In summary, herein reported results of the experiments performed with lipidic cubic phases demonstrate that they are robust and versatile membrane mimetics. They could be of advantage for a variety of solid-state NMR experiments where either optical transparency for efficient illumination is desired, accessibility for solutes and membrane components under MAS is required, or interference of phosphorous signals of other membrane mimetics must be avoided.

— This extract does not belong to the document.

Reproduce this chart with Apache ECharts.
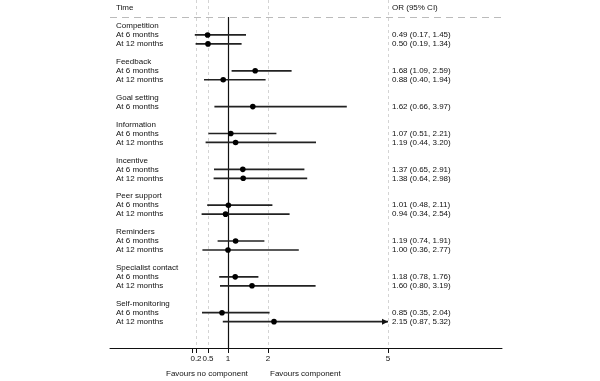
<!DOCTYPE html>
<html>
<head>
<meta charset="utf-8">
<script src="https://cdn.jsdelivr.net/npm/echarts@6/dist/echarts.min.js"></script>
<style>
  html, body { margin: 0; padding: 0; background: #fff; }
  #chart { width: 600px; height: 381px; }
</style>
</head>
<body>
<div id="chart"></div>
<script>
// one entry per row of the plot, top to bottom ('' = spacer row)
const rowLabels = [
  'Competition', 'At 6 months', 'At 12 months', '',
  'Feedback', 'At 6 months', 'At 12 months', '',
  'Goal setting', 'At 6 months', '',
  'Information', 'At 6 months', 'At 12 months', '',
  'Incentive', 'At 6 months', 'At 12 months', '',
  'Peer support', 'At 6 months', 'At 12 months', '',
  'Reminders', 'At 6 months', 'At 12 months', '',
  'Specialist contact', 'At 6 months', 'At 12 months', '',
  'Self-monitoring', 'At 6 months', 'At 12 months'
];
const orVals = [
  null, 0.49, 0.50, null,
  null, 1.68, 0.88, null,
  null, 1.62, null,
  null, 1.07, 1.19, null,
  null, 1.37, 1.38, null,
  null, 1.01, 0.94, null,
  null, 1.19, 1.00, null,
  null, 1.18, 1.60, null,
  null, 0.85, 2.15
];
const loVals = [
  null, 0.17, 0.19, null,
  null, 1.09, 0.40, null,
  null, 0.66, null,
  null, 0.51, 0.44, null,
  null, 0.65, 0.64, null,
  null, 0.48, 0.34, null,
  null, 0.74, 0.36, null,
  null, 0.78, 0.80, null,
  null, 0.35, 0.87
];
const hiVals = [
  null, 1.45, 1.34, null,
  null, 2.59, 1.94, null,
  null, 3.97, null,
  null, 2.21, 3.20, null,
  null, 2.91, 2.98, null,
  null, 2.11, 2.54, null,
  null, 1.91, 2.77, null,
  null, 1.76, 3.19, null,
  null, 2.04, 5.32
];
const tickValues = [0.1, 0.2, 0.5, 1, 2, 5];
const tickLabels = [0.2, 0.5, 1, 2, 5];
const guideLines = [0.2, 0.5, 2, 5];
const xClip = 5;

const FONT = '"Liberation Sans", Arial, sans-serif';
const TXT = '#111';
const yMin = -2.9, yMax = 35.94;

const estimates = [];
orVals.forEach((v, i) => {
  if (v != null) estimates.push([i, v, loVals[i], hiVals[i]]);
});

const labelRows = [-2];
rowLabels.forEach((l, i) => { if (l) labelRows.push(i); });
const ciRows = [-2];
orVals.forEach((v, i) => { if (v != null) ciRows.push(i); });

const fmt = v => v.toFixed(2);

const chart = echarts.init(document.getElementById('chart'));
chart.setOption({
  animation: false,
  textStyle: { fontFamily: FONT },
  grid: { left: 110, right: 98, top: 0, bottom: 33 },
  xAxis: {
    type: 'value',
    min: -1.95,
    max: 7.85,
    splitLine: { show: false },
    axisLine: { onZero: false, lineStyle: { color: '#111', width: 1 } },
    axisTick: { customValues: tickValues, length: 5, lineStyle: { color: '#111' } },
    axisLabel: { customValues: tickLabels, color: TXT, fontSize: 8, margin: 7, fontFamily: FONT }
  },
  yAxis: [
    {
      type: 'value',
      inverse: true,
      min: yMin,
      max: yMax,
      position: 'left',
      splitLine: { show: false },
      axisLine: { show: false },
      axisTick: { show: false },
      axisLabel: {
        customValues: labelRows,
        align: 'left',
        margin: -6,
        fontSize: 8,
        color: TXT,
        fontFamily: FONT,
        formatter: v => (v === -2 ? 'Time' : rowLabels[v])
      }
    },
    {
      type: 'value',
      inverse: true,
      min: yMin,
      max: yMax,
      position: 'right',
      splitLine: { show: false },
      axisLine: { show: false },
      axisTick: { show: false },
      axisLabel: {
        customValues: ciRows,
        align: 'left',
        margin: -110,
        fontSize: 8,
        color: TXT,
        fontFamily: FONT,
        formatter: v => (v === -2 ? 'OR (95% CI)' : `${fmt(orVals[v])} (${fmt(loVals[v])}, ${fmt(hiVals[v])})`)
      }
    }
  ],
  graphic: [
    { type: 'text', left: 166, top: 370, style: { text: 'Favours no component', fill: TXT, font: `8px ${FONT}` } },
    { type: 'text', left: 270, top: 370, style: { text: 'Favours component', fill: TXT, font: `8px ${FONT}` } }
  ],
  series: [
    {
      type: 'line',
      data: [],
      silent: true,
      z: 1,
      markLine: {
        symbol: 'none',
        silent: true,
        z: 1,
        label: { show: false },
        data: [
          ...guideLines.map(x => ({ xAxis: x, lineStyle: { color: '#d4d4d4', type: [3, 3], width: 1 } })),
          { yAxis: -1, lineStyle: { color: '#bbb', type: [7, 5], width: 1 } },
          [
            { coord: [1, -1], lineStyle: { color: '#111', type: 'solid', width: 1.2 } },
            { coord: [1, yMax] }
          ]
        ]
      }
    },
    {
      type: 'custom',
      clip: false,
      z: 10,
      data: estimates,
      renderItem: (params, api) => {
        const row = api.value(0);
        const or = api.value(1);
        const lo = api.value(2);
        const hi = api.value(3);
        const clipped = hi > xClip;
        const p0 = api.coord([lo, row]);
        const p1 = api.coord([clipped ? xClip : hi, row]);
        const pc = api.coord([or, row]);
        const children = [
          { type: 'line', shape: { x1: p0[0], y1: p0[1], x2: p1[0], y2: p1[1] }, style: { stroke: '#222', lineWidth: 1.7 } },
          { type: 'circle', shape: { cx: pc[0], cy: pc[1], r: 2.8 }, style: { fill: '#000' } }
        ];
        if (clipped) {
          children.push({
            type: 'polygon',
            shape: { points: [[p1[0], p1[1]], [p1[0] - 6, p1[1] - 3], [p1[0] - 6, p1[1] + 3]] },
            style: { fill: '#111' }
          });
        }
        return { type: 'group', children };
      }
    }
  ]
});
</script>
</body>
</html>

In the second chapter of this thesis 1H solid-state NMR as a label free method to probe membrane order and dynamics directly within a cellular and disease relevant context was used to observe the effects of soluble epoxide hydrolase (sEH) encoding gene knock-outs on membrane dynamics. Knock-out of the sEH encoding gene changed the overall membrane dynamics in the physiological temperature range of native membranes derived from mouse brains, making the bulk membrane more dynamic. To confirm that these effects are related to the enzymatic activity of sEH, substrates and products of sEH were added to evaluate their effects on membrane dynamics. 19,20 dihydroxydocosapentaenoic acid (DHDP), a product of sEH, partially reversed the knock out phenotype in a concentration dependent manner whereas the substrate 19,20 epoxydocosapentaenoic acid did not cause any effects. As both polyunsaturated fatty acids did not show differences in phase behavior in a simple phospholipid bilayer these results provide evidence that the previously observed concentration dependent DHDP induced relocation of cholesterol away from detergent resistant lipid raft fractions is associated with alteration of membrane dynamics. Therefore, also the effect of cholesterol removal via cyclodextrin on membrane dynamics was analyzed. Removal of cholesterol led to a similar temperature profile of wild type and knock out membranes thereby supporting the hypothesis that DHDP induced relocation of cholesterol is causing altered membrane dynamics. These alterations have been shown by the lead authors of the collaborative research project to induce relocation of various membrane proteins and are involved in the development of diabetic retinopathy. Furthermore, in this context inhibition of sEH has been shown to inhibit diabetic retinopathy and proposed as target for prevention of one of the leading causes of blindness in the developed world.